When I passed through Charleville on my initial golfing foray into Cork, I spotted a car parked by the side of the road. You couldn’t miss it. The car vibrated and twitched to the booming music that was trying to escape through heavily tinted windows. It was white, with fancy headlights, funky alloys and a spoiler that screamed ‘have I got a hot rod in my pants or am I just pleased to see you?’ This wasn’t the first such vehicle I had encountered – boy racers are not limited to specific Irish counties: they’re equally as macho and stupid wherever you go – but it was the first disco-in-a-car I had come across. Under the chassis, lights flashed in time to the music. Everyone who walked past the car stared at it in disbelief and then moved on, glancing back over their shoulder to check if it was real. And all that time the little boys inside would be revelling in how hard and cool they were. It would work too, once their balls dropped.

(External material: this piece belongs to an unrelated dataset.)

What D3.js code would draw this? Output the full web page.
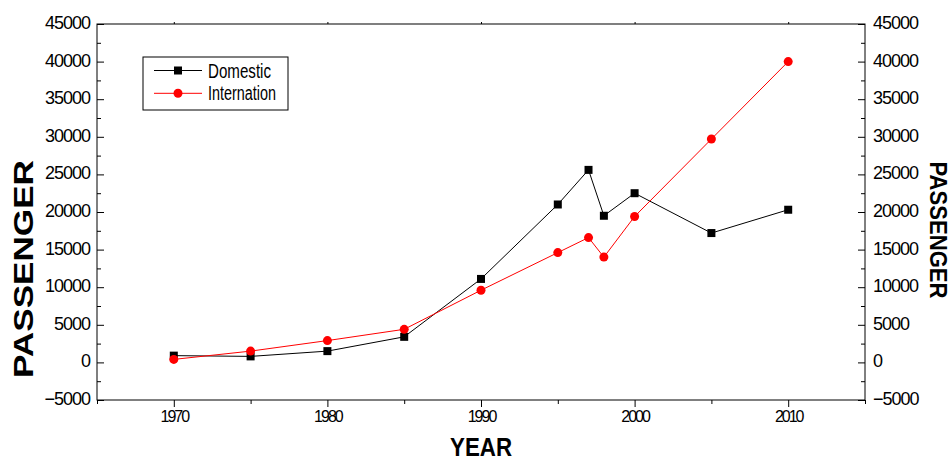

I’ve always been amused by boy (and girl) racers. I guess they start with a budget and then sit around identifying all those crucial ‘boy racer’ essentials: 18-inch alloys and extra-wide wheels – check; tinted windows – check; spoiler – check; super-fat exhaust – check; bucket seats, 7,000 megawatt stereo, furry dice – check … and after they’ve budgeted for all of these items they suddenly realise they have all the cool stuff but no car. With only €250 left, off they go and create their super-charged, extra-funky, 10,000-brake horsepower Nissan Micra. Yeah man, that’s cool.

I thought about adding some furry dice to the camper van, but gave up on the idea. Besides, I had James Last to listen to and nothing’s cooler than that!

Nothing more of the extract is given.